Provided material:
————————

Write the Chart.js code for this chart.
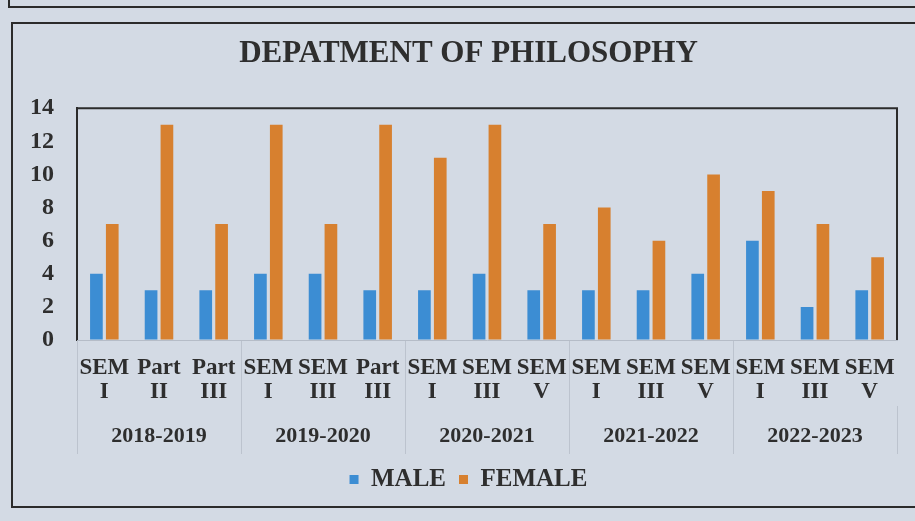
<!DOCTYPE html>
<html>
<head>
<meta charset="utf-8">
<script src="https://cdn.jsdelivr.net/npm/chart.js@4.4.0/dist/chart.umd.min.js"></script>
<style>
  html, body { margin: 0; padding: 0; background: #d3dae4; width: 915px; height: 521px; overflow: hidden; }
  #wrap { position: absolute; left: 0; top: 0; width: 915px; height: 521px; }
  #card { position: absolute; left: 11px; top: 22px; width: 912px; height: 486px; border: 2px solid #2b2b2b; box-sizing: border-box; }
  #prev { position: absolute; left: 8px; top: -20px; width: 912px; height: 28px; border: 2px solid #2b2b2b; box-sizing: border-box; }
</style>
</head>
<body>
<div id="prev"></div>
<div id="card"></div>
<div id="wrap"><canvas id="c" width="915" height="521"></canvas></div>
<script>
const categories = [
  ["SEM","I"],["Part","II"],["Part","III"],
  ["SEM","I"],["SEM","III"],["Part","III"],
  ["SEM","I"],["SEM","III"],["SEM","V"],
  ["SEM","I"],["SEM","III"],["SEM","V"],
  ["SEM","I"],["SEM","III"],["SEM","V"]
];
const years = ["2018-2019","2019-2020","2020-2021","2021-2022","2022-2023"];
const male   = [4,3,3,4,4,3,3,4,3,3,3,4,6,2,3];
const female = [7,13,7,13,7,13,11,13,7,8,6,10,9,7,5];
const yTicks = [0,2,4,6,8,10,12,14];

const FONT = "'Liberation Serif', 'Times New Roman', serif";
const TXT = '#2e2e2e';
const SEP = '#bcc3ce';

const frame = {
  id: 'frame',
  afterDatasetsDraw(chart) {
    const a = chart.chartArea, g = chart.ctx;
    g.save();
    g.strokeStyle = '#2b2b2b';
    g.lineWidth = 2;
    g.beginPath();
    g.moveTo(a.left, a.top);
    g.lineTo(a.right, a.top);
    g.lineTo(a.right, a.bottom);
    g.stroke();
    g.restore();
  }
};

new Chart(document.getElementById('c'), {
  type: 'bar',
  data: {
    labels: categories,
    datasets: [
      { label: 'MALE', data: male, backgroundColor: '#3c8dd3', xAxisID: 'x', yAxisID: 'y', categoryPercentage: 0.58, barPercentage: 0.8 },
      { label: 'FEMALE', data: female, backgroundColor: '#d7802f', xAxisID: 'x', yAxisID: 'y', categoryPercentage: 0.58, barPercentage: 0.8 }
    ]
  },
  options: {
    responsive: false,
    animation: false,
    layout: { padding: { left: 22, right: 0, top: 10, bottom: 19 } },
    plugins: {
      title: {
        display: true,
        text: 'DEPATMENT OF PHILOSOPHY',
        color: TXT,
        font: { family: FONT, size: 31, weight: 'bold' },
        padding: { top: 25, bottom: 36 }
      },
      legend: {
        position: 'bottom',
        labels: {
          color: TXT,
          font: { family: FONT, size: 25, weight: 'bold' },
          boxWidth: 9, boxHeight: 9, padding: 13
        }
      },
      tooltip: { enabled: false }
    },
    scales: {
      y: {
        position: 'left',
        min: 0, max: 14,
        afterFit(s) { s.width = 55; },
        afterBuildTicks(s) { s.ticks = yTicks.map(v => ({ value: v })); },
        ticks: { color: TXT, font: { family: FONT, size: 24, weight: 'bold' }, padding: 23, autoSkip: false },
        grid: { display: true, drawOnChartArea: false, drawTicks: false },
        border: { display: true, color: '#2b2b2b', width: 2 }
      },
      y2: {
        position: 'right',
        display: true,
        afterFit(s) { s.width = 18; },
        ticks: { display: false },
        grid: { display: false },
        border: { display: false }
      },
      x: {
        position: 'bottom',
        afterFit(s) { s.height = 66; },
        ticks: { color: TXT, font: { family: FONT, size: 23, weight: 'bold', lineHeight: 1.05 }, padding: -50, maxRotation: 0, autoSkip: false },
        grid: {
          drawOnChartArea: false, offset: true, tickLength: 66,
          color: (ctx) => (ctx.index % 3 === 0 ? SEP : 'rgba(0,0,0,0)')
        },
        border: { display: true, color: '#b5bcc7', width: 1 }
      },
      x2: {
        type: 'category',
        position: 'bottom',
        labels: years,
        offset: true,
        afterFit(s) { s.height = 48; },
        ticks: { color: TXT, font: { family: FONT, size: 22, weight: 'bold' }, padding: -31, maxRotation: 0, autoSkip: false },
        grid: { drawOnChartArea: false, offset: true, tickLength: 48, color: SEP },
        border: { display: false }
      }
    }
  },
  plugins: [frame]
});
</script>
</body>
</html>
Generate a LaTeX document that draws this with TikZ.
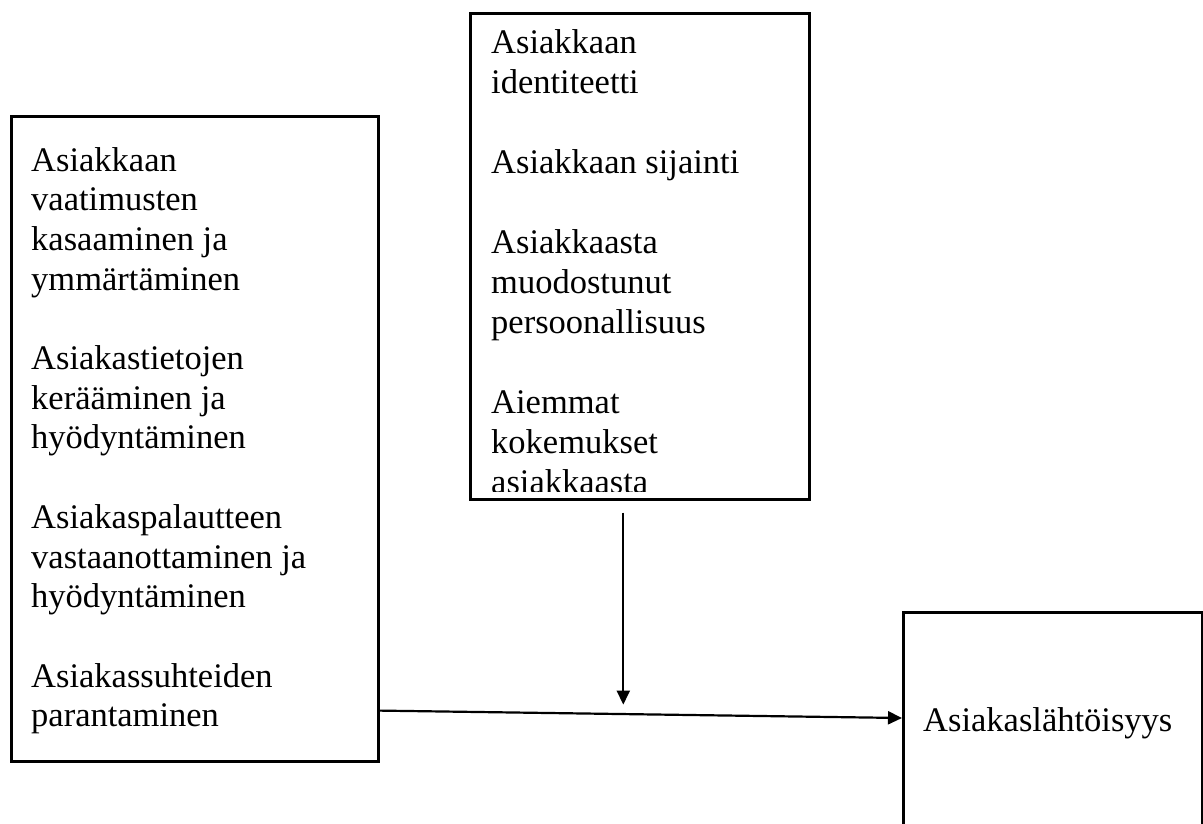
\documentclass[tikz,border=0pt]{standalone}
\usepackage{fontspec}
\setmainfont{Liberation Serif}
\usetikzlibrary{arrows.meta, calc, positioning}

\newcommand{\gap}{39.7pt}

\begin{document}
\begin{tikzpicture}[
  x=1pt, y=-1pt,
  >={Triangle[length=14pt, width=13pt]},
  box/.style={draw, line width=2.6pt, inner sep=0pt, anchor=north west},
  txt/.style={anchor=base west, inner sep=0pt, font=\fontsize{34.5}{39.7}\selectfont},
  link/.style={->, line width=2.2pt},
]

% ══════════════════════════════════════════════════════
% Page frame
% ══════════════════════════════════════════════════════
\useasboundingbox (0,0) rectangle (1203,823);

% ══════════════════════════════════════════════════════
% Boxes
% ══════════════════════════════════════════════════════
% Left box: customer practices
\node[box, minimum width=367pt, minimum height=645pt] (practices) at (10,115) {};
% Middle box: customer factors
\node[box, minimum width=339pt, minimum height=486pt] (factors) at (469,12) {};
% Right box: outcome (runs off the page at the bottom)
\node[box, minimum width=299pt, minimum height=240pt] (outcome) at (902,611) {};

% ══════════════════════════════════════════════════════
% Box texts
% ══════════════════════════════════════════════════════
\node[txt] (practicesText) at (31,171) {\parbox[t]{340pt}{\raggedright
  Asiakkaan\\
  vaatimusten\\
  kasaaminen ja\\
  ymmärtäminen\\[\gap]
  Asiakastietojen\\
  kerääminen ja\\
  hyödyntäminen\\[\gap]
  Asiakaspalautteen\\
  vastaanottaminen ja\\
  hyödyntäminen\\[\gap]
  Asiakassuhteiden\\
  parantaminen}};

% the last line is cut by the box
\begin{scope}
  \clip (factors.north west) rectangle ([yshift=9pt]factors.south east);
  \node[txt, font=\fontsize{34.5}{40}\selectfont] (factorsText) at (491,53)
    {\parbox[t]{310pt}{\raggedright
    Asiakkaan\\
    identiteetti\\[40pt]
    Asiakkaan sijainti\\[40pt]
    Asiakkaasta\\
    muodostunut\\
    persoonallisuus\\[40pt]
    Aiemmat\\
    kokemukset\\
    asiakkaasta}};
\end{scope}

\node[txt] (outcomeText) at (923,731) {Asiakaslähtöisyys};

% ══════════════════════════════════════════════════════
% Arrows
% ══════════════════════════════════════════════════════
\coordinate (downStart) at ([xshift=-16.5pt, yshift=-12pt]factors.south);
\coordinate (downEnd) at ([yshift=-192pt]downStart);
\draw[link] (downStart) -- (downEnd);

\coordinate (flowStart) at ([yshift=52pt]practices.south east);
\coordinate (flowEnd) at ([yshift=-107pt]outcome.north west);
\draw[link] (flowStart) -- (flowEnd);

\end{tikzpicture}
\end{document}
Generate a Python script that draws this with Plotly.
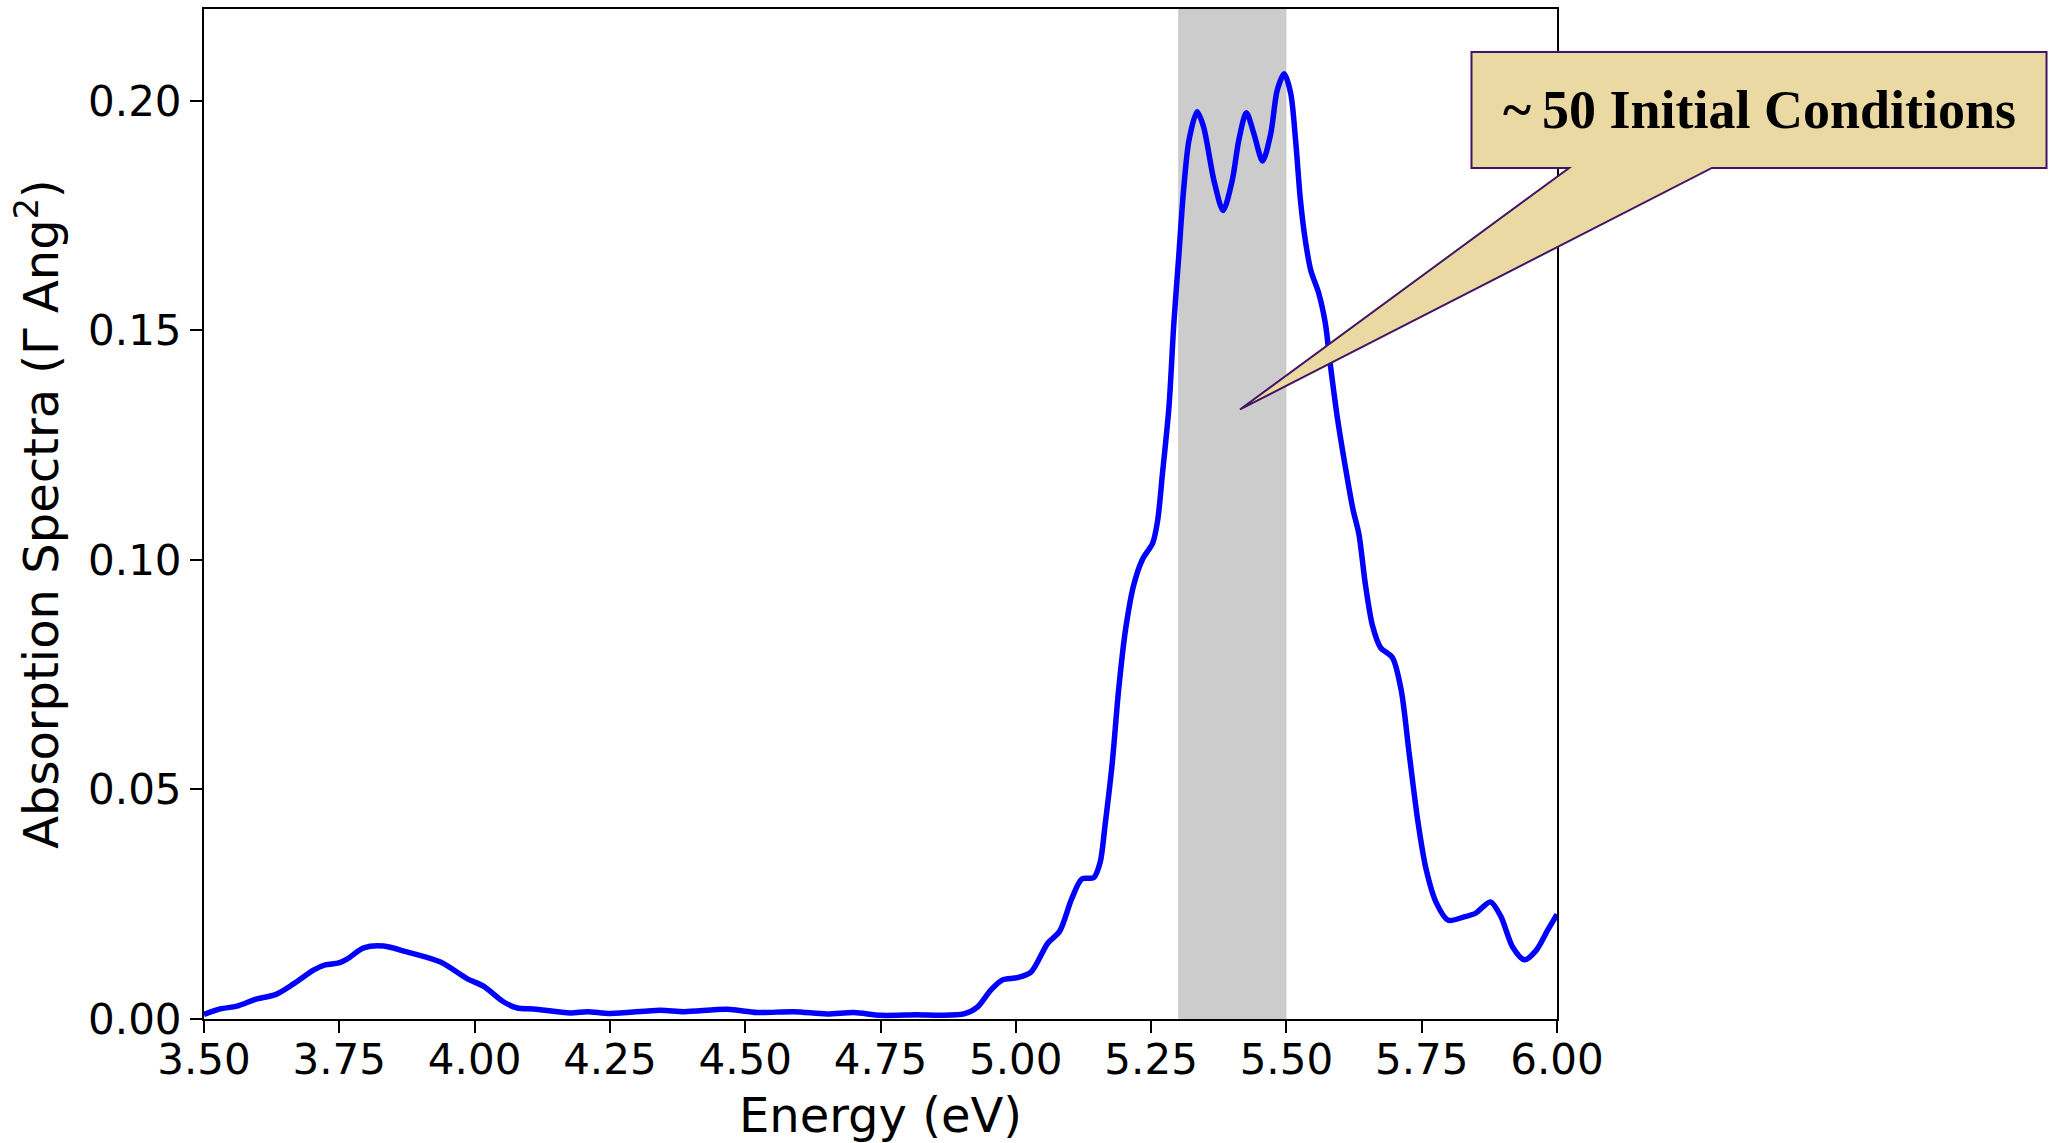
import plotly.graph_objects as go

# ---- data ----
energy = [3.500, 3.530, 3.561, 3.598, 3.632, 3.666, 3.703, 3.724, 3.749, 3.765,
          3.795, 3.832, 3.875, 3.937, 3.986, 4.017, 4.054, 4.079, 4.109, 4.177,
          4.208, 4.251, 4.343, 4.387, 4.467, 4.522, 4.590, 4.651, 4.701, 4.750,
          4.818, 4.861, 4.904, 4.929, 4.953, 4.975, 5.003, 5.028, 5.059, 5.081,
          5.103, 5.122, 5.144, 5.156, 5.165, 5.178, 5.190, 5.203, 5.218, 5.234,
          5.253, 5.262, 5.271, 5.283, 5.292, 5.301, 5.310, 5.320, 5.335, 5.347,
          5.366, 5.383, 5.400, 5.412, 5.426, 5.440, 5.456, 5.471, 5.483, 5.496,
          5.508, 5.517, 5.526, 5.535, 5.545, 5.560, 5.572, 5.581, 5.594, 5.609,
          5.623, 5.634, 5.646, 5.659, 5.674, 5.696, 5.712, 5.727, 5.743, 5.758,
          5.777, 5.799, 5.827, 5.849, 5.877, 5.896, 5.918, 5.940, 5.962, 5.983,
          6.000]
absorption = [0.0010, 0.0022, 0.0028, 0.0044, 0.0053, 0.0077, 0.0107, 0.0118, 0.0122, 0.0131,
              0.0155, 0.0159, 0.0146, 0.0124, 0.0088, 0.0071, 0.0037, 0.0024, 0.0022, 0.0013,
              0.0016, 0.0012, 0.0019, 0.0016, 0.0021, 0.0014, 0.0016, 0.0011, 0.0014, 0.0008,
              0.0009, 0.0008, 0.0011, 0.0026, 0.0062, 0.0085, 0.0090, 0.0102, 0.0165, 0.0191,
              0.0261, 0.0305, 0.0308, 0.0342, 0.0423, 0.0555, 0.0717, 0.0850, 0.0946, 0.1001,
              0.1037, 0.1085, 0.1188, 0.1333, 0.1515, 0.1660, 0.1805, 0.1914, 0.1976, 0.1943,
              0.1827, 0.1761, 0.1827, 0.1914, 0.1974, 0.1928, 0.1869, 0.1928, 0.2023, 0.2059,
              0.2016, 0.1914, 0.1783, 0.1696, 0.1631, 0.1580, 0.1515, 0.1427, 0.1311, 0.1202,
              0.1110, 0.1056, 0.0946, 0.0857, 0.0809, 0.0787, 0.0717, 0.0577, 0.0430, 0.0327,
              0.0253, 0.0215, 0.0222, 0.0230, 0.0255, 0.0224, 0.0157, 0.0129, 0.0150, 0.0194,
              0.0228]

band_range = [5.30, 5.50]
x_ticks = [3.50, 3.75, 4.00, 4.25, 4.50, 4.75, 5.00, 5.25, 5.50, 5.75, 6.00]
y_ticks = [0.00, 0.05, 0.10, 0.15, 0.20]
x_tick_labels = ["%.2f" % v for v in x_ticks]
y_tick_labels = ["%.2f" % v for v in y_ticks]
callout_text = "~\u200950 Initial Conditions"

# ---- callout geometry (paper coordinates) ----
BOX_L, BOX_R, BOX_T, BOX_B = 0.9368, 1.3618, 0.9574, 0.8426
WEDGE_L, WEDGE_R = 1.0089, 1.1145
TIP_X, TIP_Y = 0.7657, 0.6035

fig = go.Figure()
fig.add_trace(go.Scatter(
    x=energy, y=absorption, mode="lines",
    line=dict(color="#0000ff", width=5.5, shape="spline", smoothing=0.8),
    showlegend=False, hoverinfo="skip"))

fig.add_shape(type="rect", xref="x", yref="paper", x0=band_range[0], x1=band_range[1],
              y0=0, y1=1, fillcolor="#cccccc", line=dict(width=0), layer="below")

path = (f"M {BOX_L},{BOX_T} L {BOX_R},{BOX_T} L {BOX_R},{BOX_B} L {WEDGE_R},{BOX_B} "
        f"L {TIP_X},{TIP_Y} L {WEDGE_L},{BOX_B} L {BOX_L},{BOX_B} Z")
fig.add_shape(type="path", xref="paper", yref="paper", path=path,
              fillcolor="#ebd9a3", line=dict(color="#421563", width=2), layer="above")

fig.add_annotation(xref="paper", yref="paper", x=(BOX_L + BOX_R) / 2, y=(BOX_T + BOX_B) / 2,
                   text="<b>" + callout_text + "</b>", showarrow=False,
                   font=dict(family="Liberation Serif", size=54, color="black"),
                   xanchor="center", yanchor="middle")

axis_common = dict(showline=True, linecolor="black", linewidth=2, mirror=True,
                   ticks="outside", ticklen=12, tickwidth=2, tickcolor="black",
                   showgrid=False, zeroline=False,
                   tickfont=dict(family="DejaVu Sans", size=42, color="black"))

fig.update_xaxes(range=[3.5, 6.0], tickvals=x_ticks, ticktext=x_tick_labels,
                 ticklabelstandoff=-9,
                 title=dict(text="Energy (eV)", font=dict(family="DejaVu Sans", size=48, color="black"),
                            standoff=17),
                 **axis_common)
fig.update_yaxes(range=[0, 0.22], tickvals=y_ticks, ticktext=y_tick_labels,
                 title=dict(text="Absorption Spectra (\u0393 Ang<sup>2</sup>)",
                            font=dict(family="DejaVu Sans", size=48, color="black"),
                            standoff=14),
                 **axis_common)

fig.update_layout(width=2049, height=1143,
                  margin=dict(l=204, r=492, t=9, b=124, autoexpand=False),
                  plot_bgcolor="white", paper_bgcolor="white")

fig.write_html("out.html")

————————

Work required: Gather all lines from the records above in which "Generate" appears.

Final answer:
Generate a LaTeX document that draws this with TikZ.
Generate a Python script that draws this with Plotly.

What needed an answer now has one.